--- START SUPPLIED MATERIAL ---

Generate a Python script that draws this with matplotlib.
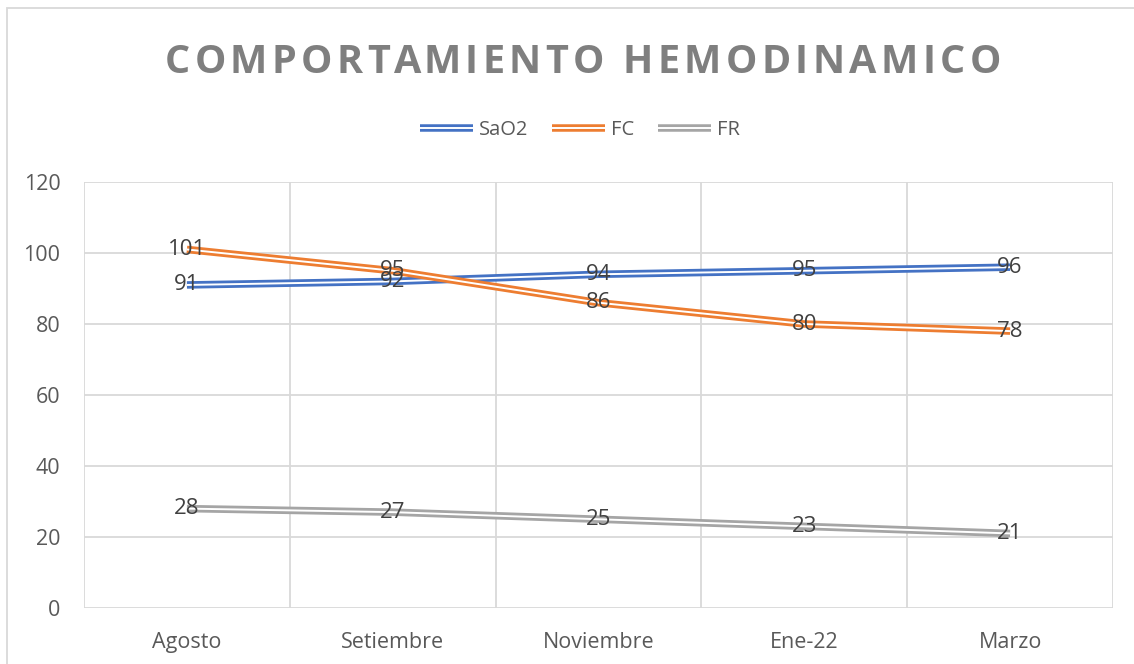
import matplotlib
matplotlib.use("Agg")
import matplotlib.pyplot as plt
import matplotlib.patheffects as pe
from matplotlib.patches import Rectangle
from matplotlib.font_manager import FontProperties

categories = ["Agosto", "Setiembre", "Noviembre", "Ene-22", "Marzo"]
sao2 = [91, 92, 94, 95, 96]
fc = [101, 95, 86, 80, 78]
fr = [28, 27, 25, 23, 21]
series_names = ["SaO2", "FC", "FR"]
colors = ["#4472C4", "#ED7D31", "#A5A5A5"]
title = "COMPORTAMIENTO HEMODINAMICO"

FONT = "Open Sans"
W, H = 1134, 664
fig = plt.figure(figsize=(W / 100, H / 100), dpi=100)
fig.patch.set_facecolor("white")

# chart border
fig.add_artist(Rectangle((7 / W, -0.05), 1.2, 1 - 8 / H + 0.05, transform=fig.transFigure,
                         fill=False, edgecolor="#d9d9d9", lw=1.3))

ax = fig.add_axes([84 / W, (H - 608) / H, (1113 - 84) / W, (608 - 182) / H])
ax.set_xlim(-0.5, len(categories) - 0.5)
ax.set_ylim(0, 120)
for s in ax.spines.values():
    s.set_visible(False)
ax.set_yticks(range(0, 121, 20))
ax.set_xticks(range(len(categories)))
ax.set_xticklabels(categories)
ax.tick_params(axis="both", length=0, labelsize=15.5, labelcolor="#595959")
ax.tick_params(axis="y", pad=17)
ax.tick_params(axis="x", pad=17)
for lbl in ax.get_xticklabels() + ax.get_yticklabels():
    lbl.set_fontfamily(FONT)
for yv in range(0, 121, 20):
    ax.axhline(yv, color="#d9d9d9", lw=1.3, zorder=0)
for xv in [i - 0.5 for i in range(len(categories) + 1)]:
    ax.axvline(xv, color="#d9d9d9", lw=1.3, zorder=0)

x = list(range(len(categories)))
handles = []
for name, vals, c in zip(series_names, [sao2, fc, fr], colors):
    ln, = ax.plot(x, vals, color="white", lw=1.4, label=name, zorder=3,
                  solid_capstyle="butt",
                  path_effects=[pe.Stroke(linewidth=5.4, foreground=c, capstyle="butt"), pe.Normal()])
    handles.append(ln)
    for xi, v in zip(x, vals):
        ax.text(xi, v, str(v), ha="center", va="center", fontsize=16, color="#404040",
                family=FONT, zorder=4)

leg = fig.legend(handles=handles, loc="center", bbox_to_anchor=(580 / W, 1 - 130 / H), ncol=3,
                 frameon=False, handlelength=2.6, handletextpad=0.3, columnspacing=1.2,
                 prop=FontProperties(family=FONT, size=14.5))
for t in leg.get_texts():
    t.set_color("#595959")

# title with letter spacing
renderer = fig.canvas.get_renderer()
tprop = FontProperties(family=FONT, weight="bold", size=28.5)
def tw(s):
    w, h, d = renderer.get_text_width_height_descent(s, tprop, ismath=False)
    return w
wI = tw("I")
full = tw(title)
x0, x1 = 165, 1000
spacing = ((x1 - x0) - full) / (len(title) - 1)
for i, ch in enumerate(title):
    if ch == " ":
        continue
    px = x0 + (tw(title[:i] + "I") - wI if i > 0 else 0) + i * spacing
    fig.text(px / W, 1 - 73 / H, ch, fontproperties=tprop, color="#7f7f7f",
             ha="left", va="baseline")

fig.savefig("out.png", dpi=100)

--- END SUPPLIED MATERIAL ---

▶ TASK REQUIREMENTS: Copy each line in the data that holds the word "matplotlib".

▶ CORRECT OUTPUT:
Generate a Python script that draws this with matplotlib.
import matplotlib
matplotlib.use("Agg")
import matplotlib.pyplot as plt
import matplotlib.patheffects as pe
from matplotlib.patches import Rectangle
from matplotlib.font_manager import FontProperties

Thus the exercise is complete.